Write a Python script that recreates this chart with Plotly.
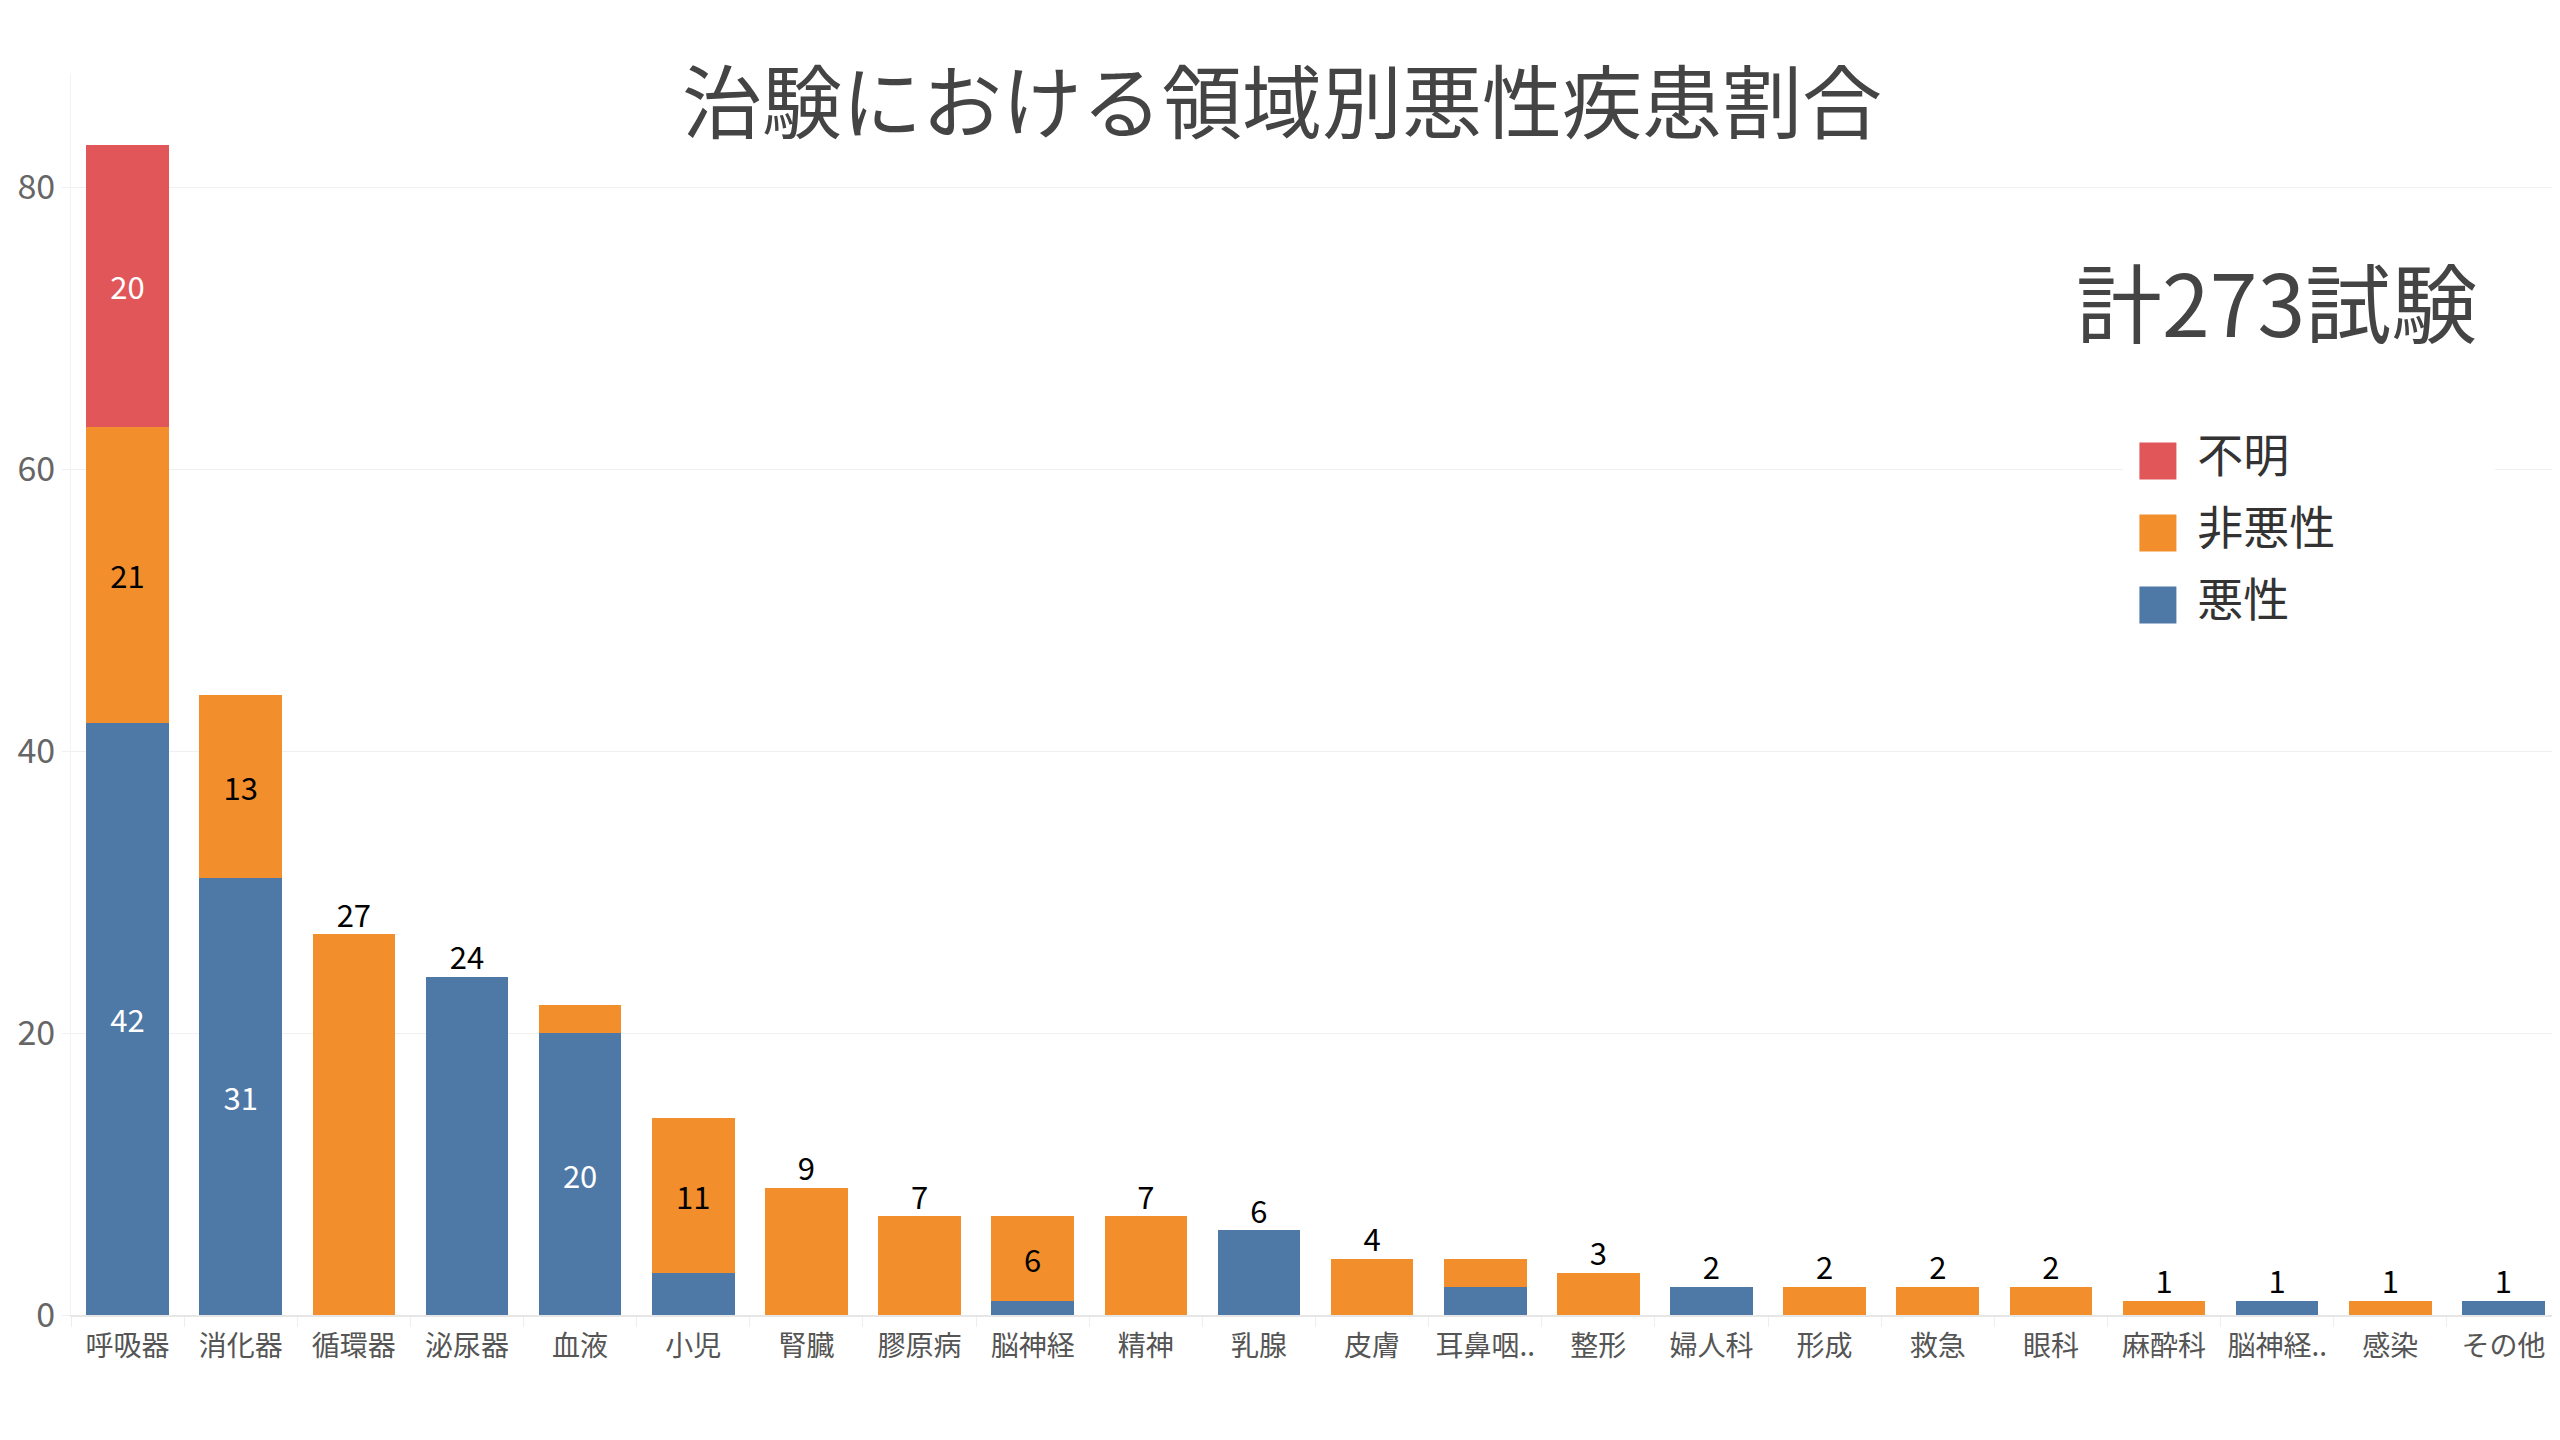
import plotly.graph_objects as go

# 領域ごとの試験数（悪性 / 非悪性 / 不明）
categories = ["呼吸器", "消化器", "循環器", "泌尿器", "血液", "小児", "腎臓", "膠原病", "脳神経", "精神", "乳腺",
              "皮膚", "耳鼻咽..", "整形", "婦人科", "形成", "救急", "眼科", "麻酔科", "脳神経..", "感染", "その他"]
malignant = [42, 31, 0, 24, 20, 3, 0, 0, 1, 0, 6, 0, 2, 0, 2, 0, 0, 0, 0, 1, 0, 1]
non_malignant = [21, 13, 27, 0, 2, 11, 9, 7, 6, 7, 0, 4, 2, 3, 0, 2, 2, 2, 1, 0, 1, 0]
unknown = [20, 0, 0, 0, 0, 0, 0, 0, 0, 0, 0, 0, 0, 0, 0, 0, 0, 0, 0, 0, 0, 0]

series_names = ["悪性", "非悪性", "不明"]
series_values = [malignant, non_malignant, unknown]
series_colors = ["#4E79A7", "#F28E2B", "#E15759"]
label_colors = ["white", "black", "white"]

title_text = "治験における領域別悪性疾患割合"
total_text = "計273試験"
y_ticks = [0, 20, 40, 60, 80]

FONT = "Noto Sans CJK JP"

totals = [sum(v) for v in zip(*series_values)]
n_parts = [sum(1 for x in v if x > 0) for v in zip(*series_values)]

fig = go.Figure()

# stacked bars, label inside only for bars with several parts
for name, vals, color, lc in zip(series_names, series_values, series_colors, label_colors):
    txt = [str(v) if (k > 1 and v >= 6) else "" for v, k in zip(vals, n_parts)]
    fig.add_trace(go.Bar(
        x=categories, y=vals, name=name, marker_color=color, marker_line_width=0,
        text=txt, texttemplate="%{text}", textposition="inside", insidetextanchor="middle",
        textangle=0, constraintext="none",
        textfont=dict(family=FONT, size=31, color=lc),
        showlegend=False, hoverinfo="skip",
    ))

# totals above single-part bars
single_x = [c for c, k in zip(categories, n_parts) if k == 1]
single_y = [t for t, k in zip(totals, n_parts) if k == 1]
fig.add_trace(go.Scatter(
    x=single_x, y=single_y, text=[str(t) for t in single_y], mode="text",
    textposition="top center", textfont=dict(family=FONT, size=31, color="black"),
    cliponaxis=False, showlegend=False, hoverinfo="skip",
))

# legend drawn on a small helper axis
leg_names = series_names[::-1]
leg_colors = series_colors[::-1]
leg_y = list(range(len(leg_names) - 1, -1, -1))
fig.add_trace(go.Scatter(
    x=[0.094] * len(leg_names), y=leg_y, mode="markers",
    marker=dict(symbol="square", size=37, color=leg_colors, line_width=0),
    xaxis="x2", yaxis="y2", showlegend=False, hoverinfo="skip", cliponaxis=False,
))
fig.add_trace(go.Scatter(
    x=[0.2] * len(leg_names), y=leg_y, mode="text", text=leg_names,
    textposition="middle right", textfont=dict(family=FONT, size=46, color="#333333"),
    xaxis="x2", yaxis="y2", showlegend=False, hoverinfo="skip", cliponaxis=False,
))

fig.add_shape(type="rect", xref="x2", yref="y2", x0=0, x1=1, y0=-0.5, y1=2.5,
              fillcolor="white", line_width=0, layer="below")

fig.add_annotation(text=total_text, xref="paper", yref="paper", x=0.886, y=0.818,
                   xanchor="center", yanchor="middle", showarrow=False,
                   font=dict(family=FONT, size=86, color="#444444"))

fig.update_layout(
    width=2560, height=1440,
    barmode="stack", bargap=0.27,
    plot_bgcolor="white", paper_bgcolor="white",
    margin=dict(l=63, r=8, t=65, b=133, autoexpand=False),
    font=dict(family=FONT, color="#555555"),
    title=dict(text=title_text, x=0.4977, xref="container", y=0.933, yref="container",
               xanchor="center", yanchor="middle",
               font=dict(family=FONT, size=80, color="#444444")),
    xaxis=dict(type="category", range=[-0.5, len(categories) - 0.5],
               tickfont=dict(family=FONT, size=28, color="#555555"),
               showgrid=False, showline=True, linecolor="#e6e6e6", linewidth=2,
               ticks="outside", tickson="boundaries", ticklen=10, tickcolor="#eeeeee",
               ticklabelstandoff=5),
    yaxis=dict(range=[0, 88.1], tickvals=y_ticks, tickfont=dict(family=FONT, size=34, color="#666666"),
               showgrid=True, gridcolor="#f0f0f0", gridwidth=1, zeroline=False,
               showline=True, linecolor="#f3f3f3", ticks="outside", ticklen=8, tickcolor="#f0f0f0"),
    xaxis2=dict(domain=[0.8244, 0.9739], range=[0, 1], anchor="y2", visible=False, fixedrange=True),
    yaxis2=dict(domain=[0.5427, 0.7166], range=[-0.5, 2.5], anchor="x2", visible=False, fixedrange=True),
)

fig.write_html("out.html")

■ **Problem statement**: Transcribe the preceding listing in its entirety and with exact wording, leaving out pictures.

■ **Output of the task**:
Write a Python script that recreates this chart with Plotly.
import plotly.graph_objects as go

# 領域ごとの試験数（悪性 / 非悪性 / 不明）
categories = ["呼吸器", "消化器", "循環器", "泌尿器", "血液", "小児", "腎臓", "膠原病", "脳神経", "精神", "乳腺",
              "皮膚", "耳鼻咽..", "整形", "婦人科", "形成", "救急", "眼科", "麻酔科", "脳神経..", "感染", "その他"]
malignant = [42, 31, 0, 24, 20, 3, 0, 0, 1, 0, 6, 0, 2, 0, 2, 0, 0, 0, 0, 1, 0, 1]
non_malignant = [21, 13, 27, 0, 2, 11, 9, 7, 6, 7, 0, 4, 2, 3, 0, 2, 2, 2, 1, 0, 1, 0]
unknown = [20, 0, 0, 0, 0, 0, 0, 0, 0, 0, 0, 0, 0, 0, 0, 0, 0, 0, 0, 0, 0, 0]

series_names = ["悪性", "非悪性", "不明"]
series_values = [malignant, non_malignant, unknown]
series_colors = ["#4E79A7", "#F28E2B", "#E15759"]
label_colors = ["white", "black", "white"]

title_text = "治験における領域別悪性疾患割合"
total_text = "計273試験"
y_ticks = [0, 20, 40, 60, 80]

FONT = "Noto Sans CJK JP"

totals = [sum(v) for v in zip(*series_values)]
n_parts = [sum(1 for x in v if x > 0) for v in zip(*series_values)]

fig = go.Figure()

# stacked bars, label inside only for bars with several parts
for name, vals, color, lc in zip(series_names, series_values, series_colors, label_colors):
    txt = [str(v) if (k > 1 and v >= 6) else "" for v, k in zip(vals, n_parts)]
    fig.add_trace(go.Bar(
        x=categories, y=vals, name=name, marker_color=color, marker_line_width=0,
        text=txt, texttemplate="%{text}", textposition="inside", insidetextanchor="middle",
        textangle=0, constraintext="none",
        textfont=dict(family=FONT, size=31, color=lc),
        showlegend=False, hoverinfo="skip",
    ))

# totals above single-part bars
single_x = [c for c, k in zip(categories, n_parts) if k == 1]
single_y = [t for t, k in zip(totals, n_parts) if k == 1]
fig.add_trace(go.Scatter(
    x=single_x, y=single_y, text=[str(t) for t in single_y], mode="text",
    textposition="top center", textfont=dict(family=FONT, size=31, color="black"),
    cliponaxis=False, showlegend=False, hoverinfo="skip",
))

# legend drawn on a small helper axis
leg_names = series_names[::-1]
leg_colors = series_colors[::-1]
leg_y = list(range(len(leg_names) - 1, -1, -1))
fig.add_trace(go.Scatter(
    x=[0.094] * len(leg_names), y=leg_y, mode="markers",
    marker=dict(symbol="square", size=37, color=leg_colors, line_width=0),
    xaxis="x2", yaxis="y2", showlegend=False, hoverinfo="skip", cliponaxis=False,
))
fig.add_trace(go.Scatter(
    x=[0.2] * len(leg_names), y=leg_y, mode="text", text=leg_names,
    textposition="middle right", textfont=dict(family=FONT, size=46, color="#333333"),
    xaxis="x2", yaxis="y2", showlegend=False, hoverinfo="skip", cliponaxis=False,
))

fig.add_shape(type="rect", xref="x2", yref="y2", x0=0, x1=1, y0=-0.5, y1=2.5,
              fillcolor="white", line_width=0, layer="below")

fig.add_annotation(text=total_text, xref="paper", yref="paper", x=0.886, y=0.818,
                   xanchor="center", yanchor="middle", showarrow=False,
                   font=dict(family=FONT, size=86, color="#444444"))

fig.update_layout(
    width=2560, height=1440,
    barmode="stack", bargap=0.27,
    plot_bgcolor="white", paper_bgcolor="white",
    margin=dict(l=63, r=8, t=65, b=133, autoexpand=False),
    font=dict(family=FONT, color="#555555"),
    title=dict(text=title_text, x=0.4977, xref="container", y=0.933, yref="container",
               xanchor="center", yanchor="middle",
               font=dict(family=FONT, size=80, color="#444444")),
    xaxis=dict(type="category", range=[-0.5, len(categories) - 0.5],
               tickfont=dict(family=FONT, size=28, color="#555555"),
               showgrid=False, showline=True, linecolor="#e6e6e6", linewidth=2,
               ticks="outside", tickson="boundaries", ticklen=10, tickcolor="#eeeeee",
               ticklabelstandoff=5),
    yaxis=dict(range=[0, 88.1], tickvals=y_ticks, tickfont=dict(family=FONT, size=34, color="#666666"),
               showgrid=True, gridcolor="#f0f0f0", gridwidth=1, zeroline=False,
               showline=True, linecolor="#f3f3f3", ticks="outside", ticklen=8, tickcolor="#f0f0f0"),
    xaxis2=dict(domain=[0.8244, 0.9739], range=[0, 1], anchor="y2", visible=False, fixedrange=True),
    yaxis2=dict(domain=[0.5427, 0.7166], range=[-0.5, 2.5], anchor="x2", visible=False, fixedrange=True),
)

fig.write_html("out.html")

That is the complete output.